Mr. Riddick’s love for Hewitt extends far beyond the courses he has taught. The tight-knit community and the meaningful connections that it breeds are Mr. Riddick’s favorite aspects. He feels as though he knows the vast majority of Upper School students, regardless if he’s taught them in the past. He admires the way in which teachers collaborate with one another, combining distinct interests, passions, and expertises to develop the most enriching student experiences possible. 

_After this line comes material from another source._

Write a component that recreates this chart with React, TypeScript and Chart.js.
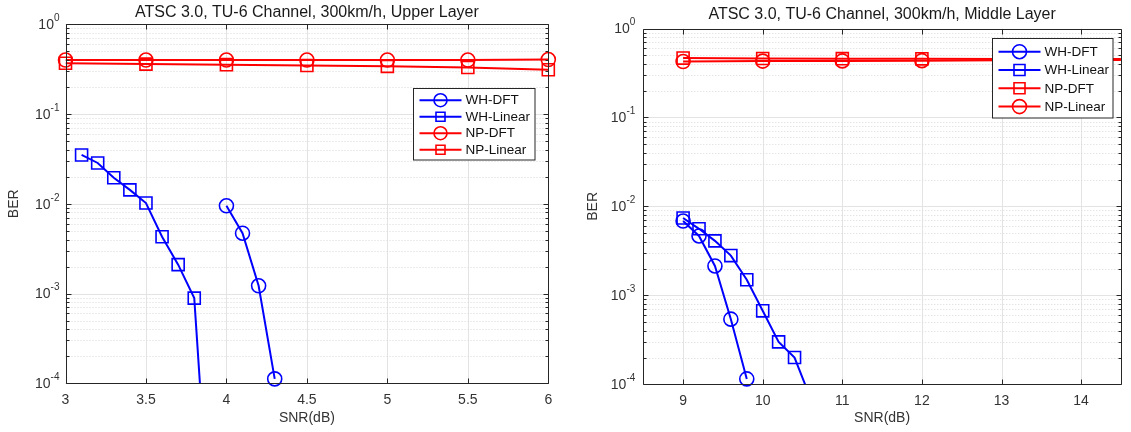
import React, { useEffect, useRef } from 'react';
import { Chart, registerables } from 'chart.js';

Chart.register(...registerables);

const FONT = '"Liberation Sans", Arial, Helvetica, sans-serif';

// ---------- Data: Upper Layer (left panel) ----------
const upperTitle = 'ATSC 3.0, TU-6 Channel, 300km/h, Upper Layer';
const upperXTicks = [3, 3.5, 4, 4.5, 5, 5.5, 6];
const upperWhDftSnr = [4.0, 4.1, 4.2, 4.3];
const upperWhDftBer = [0.0095, 0.0047, 0.00122, 0.000112];
const upperWhLinSnr = [3.1, 3.2, 3.3, 3.4, 3.5, 3.6, 3.7, 3.8, 3.9];
const upperWhLinBer = [0.035, 0.0285, 0.0195, 0.0143, 0.0102, 0.0043, 0.0021, 0.00089, 0.0000018];
const upperNpSnr = [3, 3.5, 4, 4.5, 5, 5.5, 6];
const upperNpDftBer = [0.4, 0.4, 0.4, 0.4, 0.4, 0.4, 0.405];
const upperNpLinBer = [0.368, 0.36, 0.355, 0.348, 0.34, 0.33, 0.312];

// ---------- Data: Middle Layer (right panel) ----------
const middleTitle = 'ATSC 3.0, TU-6 Channel, 300km/h, Middle Layer';
const middleXTicks = [9, 10, 11, 12, 13, 14];
const middleWhDftSnr = [9.0, 9.2, 9.4, 9.6, 9.8];
const middleWhDftBer = [0.00685, 0.00465, 0.00214, 0.00054, 0.000115];
const middleWhLinSnr = [9.0, 9.2, 9.4, 9.6, 9.8, 10.0, 10.2, 10.4, 10.6];
const middleWhLinBer = [0.0074, 0.0056, 0.0041, 0.0028, 0.0015, 0.00067, 0.0003, 0.0002, 0.00007];
const middleNpSnr = [9, 10, 11, 12, 13, 14, 15];
const middleNpDftBer = [0.465, 0.46, 0.458, 0.456, 0.455, 0.455, 0.455];
const middleNpLinBer = [0.425, 0.43, 0.432, 0.435, 0.44, 0.442, 0.445];

// ---------- Axis labels / ranges ----------
const xLabel = 'SNR(dB)';
const yLabel = 'BER';
const yMin = 1e-4;
const yMax = 1;

type Series = { label: string; color: string; marker: 'circle' | 'rect'; x: number[]; y: number[] };

const BLUE = '#0000ff';
const RED = '#ff0000';
const AXIS = '#262626';
const TEXT = '#333333';

const upperSeries: Series[] = [
  { label: 'WH-DFT', color: BLUE, marker: 'circle', x: upperWhDftSnr, y: upperWhDftBer },
  { label: 'WH-Linear', color: BLUE, marker: 'rect', x: upperWhLinSnr, y: upperWhLinBer },
  { label: 'NP-DFT', color: RED, marker: 'circle', x: upperNpSnr, y: upperNpDftBer },
  { label: 'NP-Linear', color: RED, marker: 'rect', x: upperNpSnr, y: upperNpLinBer },
];

const middleSeries: Series[] = [
  { label: 'WH-DFT', color: BLUE, marker: 'circle', x: middleWhDftSnr, y: middleWhDftBer },
  { label: 'WH-Linear', color: BLUE, marker: 'rect', x: middleWhLinSnr, y: middleWhLinBer },
  { label: 'NP-DFT', color: RED, marker: 'rect', x: middleNpSnr, y: middleNpDftBer },
  { label: 'NP-Linear', color: RED, marker: 'circle', x: middleNpSnr, y: middleNpLinBer },
];

type Panel = {
  title: string;
  series: Series[];
  xTicks: number[];
  xMin: number;
  xMax: number;
  canvasLeft: number;
  canvasWidth: number;
  yAxisW: number;
  padRight: number;
  areaTop: number;
  xAxisH: number;
  titleY: number;
  yTitlePad: number;
  yTickPad: number;
  legend: { x: number; y: number; w: number; h: number; first: number; rowH: number; sq: number; circ: number };
};

const panels: Panel[] = [
  {
    title: upperTitle, series: upperSeries, xTicks: upperXTicks, xMin: 3, xMax: 6,
    canvasLeft: 0, canvasWidth: 565, yAxisW: 65.5, padRight: 16.7, areaTop: 24.3, xAxisH: 48.7,
    titleY: 13, yTitlePad: 6.2, yTickPad: 6,
    legend: { x: 413.5, y: 88.5, w: 121.5, h: 71.5, first: 11.7, rowH: 16.5, sq: 4.5, circ: 6.5 },
  },
  {
    title: middleTitle, series: middleSeries, xTicks: middleXTicks, xMin: 8.5, xMax: 14.5,
    canvasLeft: 565, canvasWidth: 566, yAxisW: 78.3, padRight: 7.7, areaTop: 28.5, xAxisH: 47.7,
    titleY: 14.5, yTitlePad: 20.2, yTickPad: 8,
    legend: { x: 427.5, y: 38.5, w: 120.5, h: 79.5, first: 13.2, rowH: 18.3, sq: 5.5, circ: 7 },
  },
];

function forEachLogTick(y: any, fn: (v: number, m: number, e: number) => void) {
  const e0 = Math.floor(Math.log10(y.min));
  const e1 = Math.ceil(Math.log10(y.max));
  for (let e = e0; e <= e1; e++) {
    for (let m = 1; m <= 9; m++) {
      const v = m * Math.pow(10, e);
      if (v < y.min * 0.999 || v > y.max * 1.001) continue;
      fn(v, m, e);
    }
  }
}

const matlabPlugin = {
  id: 'matlabAxes',
  beforeDatasetsDraw(chart: any) {
    const { ctx, chartArea: a, scales } = chart;
    const x = scales.x;
    const y = scales.y;
    ctx.save();
    ctx.lineWidth = 1;
    ctx.strokeStyle = '#e3e3e3';
    ctx.setLineDash([]);
    for (const t of x.ticks) {
      const px = Math.round(x.getPixelForValue(t.value)) + 0.5;
      ctx.beginPath();
      ctx.moveTo(px, a.top);
      ctx.lineTo(px, a.bottom);
      ctx.stroke();
    }
    forEachLogTick(y, (v, m) => {
      const py = Math.round(y.getPixelForValue(v)) + 0.5;
      if (m === 1) {
        ctx.strokeStyle = '#e3e3e3';
        ctx.setLineDash([]);
      } else {
        ctx.strokeStyle = '#d9d9d9';
        ctx.setLineDash([1, 2]);
      }
      ctx.beginPath();
      ctx.moveTo(a.left, py);
      ctx.lineTo(a.right, py);
      ctx.stroke();
    });
    ctx.restore();
  },
  afterDatasetsDraw(chart: any, _args: any, opts: any) {
    const { ctx, chartArea: a, scales } = chart;
    const x = scales.x;
    const y = scales.y;
    ctx.save();
    ctx.strokeStyle = AXIS;
    ctx.lineWidth = 1;
    ctx.setLineDash([]);
    const L = Math.round(a.left) + 0.5;
    const R = Math.round(a.right) + 0.5;
    const T = Math.round(a.top) + 0.5;
    const B = Math.round(a.bottom) + 0.5;
    ctx.beginPath();
    ctx.rect(L, T, R - L, B - T);
    ctx.stroke();
    ctx.beginPath();
    for (const t of x.ticks) {
      const px = Math.round(x.getPixelForValue(t.value)) + 0.5;
      ctx.moveTo(px, B);
      ctx.lineTo(px, B - 5);
      ctx.moveTo(px, T);
      ctx.lineTo(px, T + 5);
    }
    forEachLogTick(y, (v, m) => {
      const py = Math.round(y.getPixelForValue(v)) + 0.5;
      const len = m === 1 ? 5 : 3;
      ctx.moveTo(L, py);
      ctx.lineTo(L + len, py);
      ctx.moveTo(R, py);
      ctx.lineTo(R - len, py);
    });
    ctx.stroke();
    // y tick labels: 10 with superscript exponent
    ctx.fillStyle = TEXT;
    ctx.textBaseline = 'middle';
    forEachLogTick(y, (v, m, e) => {
      if (m !== 1) return;
      const py = y.getPixelForValue(v);
      const right = a.left - opts.yTickPad;
      const exp = String(e);
      ctx.font = `10px ${FONT}`;
      const ew = ctx.measureText(exp).width;
      ctx.textAlign = 'left';
      ctx.fillText(exp, right - ew, py - 6);
      ctx.font = `14px ${FONT}`;
      ctx.textAlign = 'right';
      ctx.fillText('10', right - ew, py + 1);
    });
    ctx.restore();
  },
  afterDraw(chart: any, _args: any, opts: any) {
    const { ctx, chartArea: a } = chart;
    ctx.save();
    ctx.fillStyle = '#1a1a1a';
    ctx.font = `16px ${FONT}`;
    ctx.textAlign = 'center';
    ctx.textBaseline = 'middle';
    ctx.fillText(opts.title, (a.left + a.right) / 2, opts.titleY);
    const lg = opts.legend;
    const items: Series[] = opts.series;
    ctx.fillStyle = '#ffffff';
    ctx.fillRect(lg.x, lg.y, lg.w, lg.h);
    ctx.strokeStyle = AXIS;
    ctx.lineWidth = 1;
    ctx.strokeRect(lg.x, lg.y, lg.w, lg.h);
    ctx.font = `13.5px ${FONT}`;
    ctx.textAlign = 'left';
    ctx.textBaseline = 'middle';
    items.forEach((s, i) => {
      const ry = lg.y + lg.first + i * lg.rowH;
      ctx.strokeStyle = s.color;
      ctx.lineWidth = 2;
      ctx.beginPath();
      ctx.moveTo(lg.x + 6, ry);
      ctx.lineTo(lg.x + 48, ry);
      ctx.stroke();
      ctx.lineWidth = 1.6;
      ctx.beginPath();
      if (s.marker === 'circle') {
        ctx.arc(lg.x + 27, ry, lg.circ, 0, Math.PI * 2);
      } else {
        ctx.rect(lg.x + 27 - lg.sq, ry - lg.sq, lg.sq * 2, lg.sq * 2);
      }
      ctx.stroke();
      ctx.fillStyle = '#111111';
      ctx.fillText(s.label, lg.x + 52, ry + 0.5);
    });
    ctx.restore();
  },
};

function buildDatasets(series: Series[]) {
  const ds: any[] = [];
  series.forEach((s) => {
    const data = s.x.map((xv, i) => ({ x: xv, y: s.y[i] }));
    ds.push({
      label: s.label,
      data,
      borderColor: s.color,
      borderWidth: 2,
      pointRadius: 0,
      pointHoverRadius: 0,
      fill: false,
      tension: 0,
      clip: 0,
    });
    ds.push({
      label: s.label + ' markers',
      data,
      showLine: false,
      borderColor: s.color,
      pointStyle: s.marker,
      pointRadius: (c: any) => (c.raw && c.raw.y >= yMin * 0.999 ? (s.marker === 'rect' ? 8.5 : 7) : 0),
      pointBorderWidth: 1.6,
      pointBorderColor: s.color,
      pointBackgroundColor: 'rgba(0,0,0,0)',
      clip: false,
    });
  });
  return ds;
}

function PanelChart({ p }: { p: Panel }) {
  const ref = useRef<HTMLCanvasElement | null>(null);
  useEffect(() => {
    if (!ref.current) return;
    const chart = new Chart(ref.current, {
      type: 'line',
      data: { datasets: buildDatasets(p.series) },
      plugins: [matlabPlugin],
      options: {
        responsive: false,
        animation: false,
        events: [],
        layout: { padding: { left: 0, right: p.padRight, top: p.areaTop, bottom: 0 } },
        plugins: {
          legend: { display: false },
          title: { display: false },
          tooltip: { enabled: false },
          matlabAxes: { title: p.title, titleY: p.titleY, legend: p.legend, series: p.series, yTickPad: p.yTickPad },
        } as any,
        scales: {
          x: {
            type: 'linear',
            min: p.xMin,
            max: p.xMax,
            grid: { display: false, drawTicks: false },
            border: { display: false },
            ticks: {
              autoSkip: false,
              maxRotation: 0,
              padding: 8,
              color: TEXT,
              font: { family: FONT, size: 14 },
              callback: (v: any) => String(Number(v)),
            },
            afterBuildTicks: (s: any) => {
              s.ticks = p.xTicks.map((v) => ({ value: v }));
            },
            afterFit: (s: any) => {
              s.height = p.xAxisH;
            },
            title: {
              display: true,
              text: xLabel,
              color: TEXT,
              font: { family: FONT, size: 14 },
              padding: { top: 0, bottom: 5.6 },
            },
          },
          y: {
            type: 'logarithmic',
            min: yMin,
            max: yMax,
            grid: { display: false, drawTicks: false },
            border: { display: false },
            ticks: { display: false },
            afterFit: (s: any) => {
              s.width = p.yAxisW;
            },
            title: {
              display: true,
              text: yLabel,
              color: TEXT,
              font: { family: FONT, size: 14 },
              padding: { top: p.yTitlePad, bottom: 0 },
            },
          },
        } as any,
      },
    });
    return () => chart.destroy();
  }, [p]);
  return (
    <canvas
      ref={ref}
      width={p.canvasWidth}
      height={432}
      style={{ position: 'absolute', left: p.canvasLeft, top: 0, width: p.canvasWidth, height: 432, display: 'block' }}
    />
  );
}

export default function App() {
  return (
    <div style={{ position: 'absolute', left: 0, top: 0, width: 1131, height: 432, background: '#ffffff', overflow: 'hidden' }}>
      {panels.map((p, i) => (
        <PanelChart key={i} p={p} />
      ))}
    </div>
  );
}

Always looking forward, Riddick would like to see a broader venue for students to explore experiential learning, both within the classroom and beyond. He firmly believes that high schoolers need practical, real-world experiences: “Students need to see the transferable nature of the classroom. To answer the question of how I envision Hewitt in five years, I would like to see seniors spending the bulk of their time off campus, becoming changemakers in a number of communities and environments.” Somewhat jokingly, Riddick similarly remarks that in five years he hopes for, “no dress code violations.” I perceive him to be mocking the current wave of students failing to conform with uniform guidelines. However, what he truly wants to see in these years is a type of “flourishing”student-centered enterprise, governed by a student body that curates their education for themselves. He presumes that in five years, classes will be even more tailored around student interest. Engaged in meaningful work, Hewitt students will occupy a collaboratively open space, expanding the change current students are implementing. In terms of where he envisions himself, Mr. Riddick proudly claims, “In five years I’ll be a soccer dad, chauffeuring my son to his games, right before I put my name in the running for president.” Yes, you heard that correctly, Riddick for office!

As time continues to progress, and as students grow into themselves, Riddick advises, above all else, “to take time to actually enjoy childhood.” He emphasizes the importance of balancing one’s responsibilities with the activities and people that bring you joy. If he were to advise his younger self, Riddick would encourage risk taking. He values the principle itself, and has come to reap the benefits: “When I was younger,  I was extremely risk averse, putting myself in situations where I knew I would thrive. The first major risk I took was going to law school. From there I was actually able to remove my self-imposed limitations and begin to see myself more fully.”